Yesterday I was asked by a customer for the reason why he had failed to achieve scale with a state-of-the-art "shared-storage" cluster. "It's a scale-out to 4 servers, but with a shared disk. And I got, after tons of work and efforts, 130% throughput, not even close to the expected 400%" he said.

Well, scale-out cannot be achieved with a shared storage and the word "shared" is the key. Scale-out is done with absolutely nothing shared or a "shared-nothing" architecture. This what makes it linear and unlimited. Any shared resource, creates a tremendous burden on each and every database server in the cluster.

In a previous post, I identified database engine activities such as buffer management, locking, thread locks/semaphores, and recovery tasks - as the main bottleneck in the OLTP database, handling reads and writes mixture. No matter which database engine, they all have all of the above, Oracle, MySQL, all of them. "The database engine itself becomes the bottleneck!" I wrote.

With a shared disk - there is a single shared copy of my big data on the shared disk, the database engine still have to maintain "buffer management, locking, thread locks/semaphores, and recovery tasks". But now - with a twist! Now all of the above need to be done "globally" between all participating servers, thru network adapters and cables, introducing latency. Every database server in the cluster needs to update all other nodes for every "buffer management, locking, thread locks/semaphores, and recovery tasks" it is doing on a block of data. See here number of "conversation paths" between the 4 nodes:
Blue dashed lines are data access, red lines are communications between nodes. Every node must notified and be notified to and by all other nodes. It's a complete graph, with 4 nodes and there are 6 edges. With 10 you'll find 45 red lines here (n(n - 1)/2, a reminder from Computer Science courses...).

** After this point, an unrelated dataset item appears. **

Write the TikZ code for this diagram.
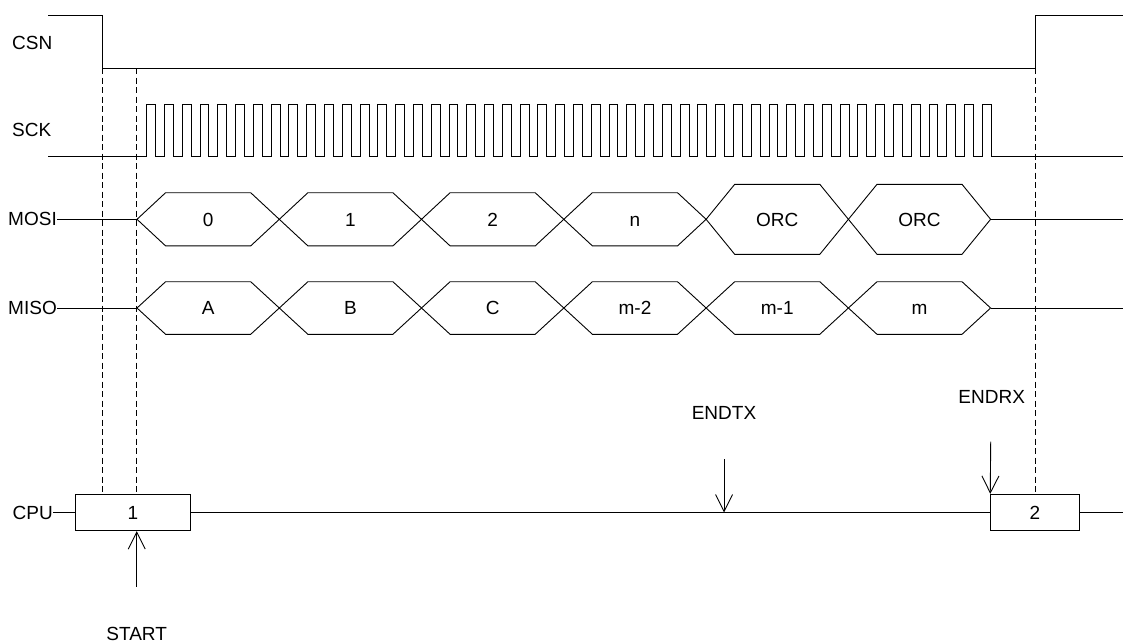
\documentclass[tikz,border=0pt]{standalone}
\usepackage{fontspec}
\setmainfont{Liberation Sans}
\usetikzlibrary{arrows.meta}
\newcommand\hexcell[6]{% #1 left x, #2 right x, #3 centre y, #4 half height, #5 name, #6 text
  \draw[sig] (#1,#3) -- ({#1+28.6},{#3-#4}) -- ({#2-28.6},{#3-#4}) -- (#2,#3)
    -- ({#2-28.6},{#3+#4}) -- ({#1+28.6},{#3+#4}) -- cycle;
  \node[lbl,anchor=base] (#5) at ({(#1+#2)/2},{#3+6.8}) {#6};}
\begin{document}
\begin{tikzpicture}[x=1pt,y=-1pt,
  sig/.style={line width=0.9pt, draw=black},
  guide/.style={line width=0.8pt, draw=black, dash pattern=on 6pt off 3.5pt},
  lbl/.style={font=\fontsize{19}{22}\selectfont, inner sep=0pt},
  evt/.style={line width=0.9pt, -{Straight Barb[length=17pt,width=17pt]}},
  cpubox/.style={draw, line width=0.9pt, minimum height=36.3pt, inner sep=0pt,
    font=\fontsize{19}{22}\selectfont}]
\useasboundingbox (0,0) rectangle (1123,643);

% signal names
\node[lbl,anchor=west] (csn) at (12,42.7) {CSN};
\node[lbl,anchor=west] (sck) at (12,130) {SCK};
\node[lbl,anchor=east] (mosi) at (57,219.3) {MOSI};
\node[lbl,anchor=east] (miso) at (57,308) {MISO};
\node[lbl,anchor=east] (cpu) at (53,512.5) {CPU};

% CSN
\draw[sig] (48,15) -- (102,15) -- (102,68) -- (1035,68) -- (1035,15) -- (1123,15);

% SCK
\draw[sig] (48,156.7) -- (146.7,156.7)
  \foreach \i in {0,...,47} {
    -- ({146.7+17.78*\i},104) -- ({146.7+17.78*\i+8.9},104)
    -- ({146.7+17.78*\i+8.9},156.7) -- ({146.7+17.78*(\i+1)},156.7) }
  -- (1123,156.7);

% MOSI
\coordinate (mosiS) at (137,219.3);
\coordinate (mosiE) at (990.6,219.3);
\coordinate (mosiR) at (1123,219.3);
\draw[sig] (mosi.east) -- (mosiS);
\draw[sig] (mosiE) -- (mosiR);
\hexcell{137}{279.3}{219.3}{26.6}{d0}{0}
\hexcell{279.3}{421.5}{219.3}{26.6}{d1}{1}
\hexcell{421.5}{563.8}{219.3}{26.6}{d2}{2}
\hexcell{563.8}{706.1}{219.3}{26.6}{dn}{n}
\hexcell{706.1}{848.4}{219.3}{35}{dorc1}{ORC}
\hexcell{848.4}{990.6}{219.3}{35}{dorc2}{ORC}

% MISO
\coordinate (misoS) at (137,308);
\coordinate (misoE) at (990.6,308);
\coordinate (misoR) at (1123,308);
\draw[sig] (miso.east) -- (misoS);
\draw[sig] (misoE) -- (misoR);
\hexcell{137}{279.3}{308}{26.3}{qa}{A}
\hexcell{279.3}{421.5}{308}{26.3}{qb}{B}
\hexcell{421.5}{563.8}{308}{26.3}{qc}{C}
\hexcell{563.8}{706.1}{308}{26.3}{qm2}{m-2}
\hexcell{706.1}{848.4}{308}{26.3}{qm1}{m-1}
\hexcell{848.4}{990.6}{308}{26.3}{qm}{m}

% CPU
\node[cpubox, minimum width=115.4pt] (b1) at (133,512.5) {1};
\node[cpubox, minimum width=88.6pt] (b2) at (1035,512.5) {2};
\coordinate (cpuR) at (1123,512.5);
\draw[sig] (cpu.east) -- (b1.west);
\draw[sig] (b1.east) -- (b2.west);
\draw[sig] (b2.east) -- (cpuR);

% guides
\coordinate (g1) at (102,68);
\coordinate (g2) at (136.7,68);
\coordinate (g3) at (1035,68);
\draw[guide] (g1) -- (g1 |- b1.north);
\draw[guide] (g2) -- (g2 |- b1.north);
\draw[guide] (g3) -- (b2.north);

% events
\node[lbl] (start) at (136.7,634) {START};
\coordinate (startT) at (136.7,586.7);
\draw[evt] (startT) -- (startT |- b1.south);

\node[lbl] (endtx) at (724,413) {ENDTX};
\coordinate (endtxT) at (724,459.3);
\draw[evt] (endtxT) -- (endtxT |- b1.east);

\node[lbl] (endrx) at (991.7,397.3) {ENDRX};
\coordinate (endrxT) at (990.7,441.7);
\draw[evt] (endrxT) -- (b2.north west);
\end{tikzpicture}
\end{document}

Imagine the noise, the latency, for every "buffer management, locking, thread locks/semaphores, and recovery tasks". Shared-storage becomes shared-everything. Node A makes an update to block X - 10 machines need to acknowledge. I wanted to scale, but instead I multiplied the initial problem.

And I didn't even mention the fact that the shared disk might become a SPOF and a bottleneck.
And I didn't even mention the limitations when you wanna go with this to cloud or virtualization.
And I didn't mention the tons of money this toy costs. I prefer buying 2 of these, one for me and one for a good friend, and hit the road together...

Shared-disk solutions gives a very limited solution to OLTP scale. If the data is not distributed, computing resources required to handle this data will not be distributed and thus reduced, on the contrary, they will be multiplied and consume all available resources from all machines.

Real scale-out is achieved by distributing the data in shared nothing, every database node is independent with its data, no duplications, no notifications, ownership or acknowledges over any network. If data is distributed correctly, concurrent sessions will be also distribute across servers, each node runs extremely fast on its small-data, small load, with its own small "buffer management, locking, thread locks/semaphores, and recovery tasks".

My customer responded "Makes perfect sense! Tell me more about Scale-Out and distribution...".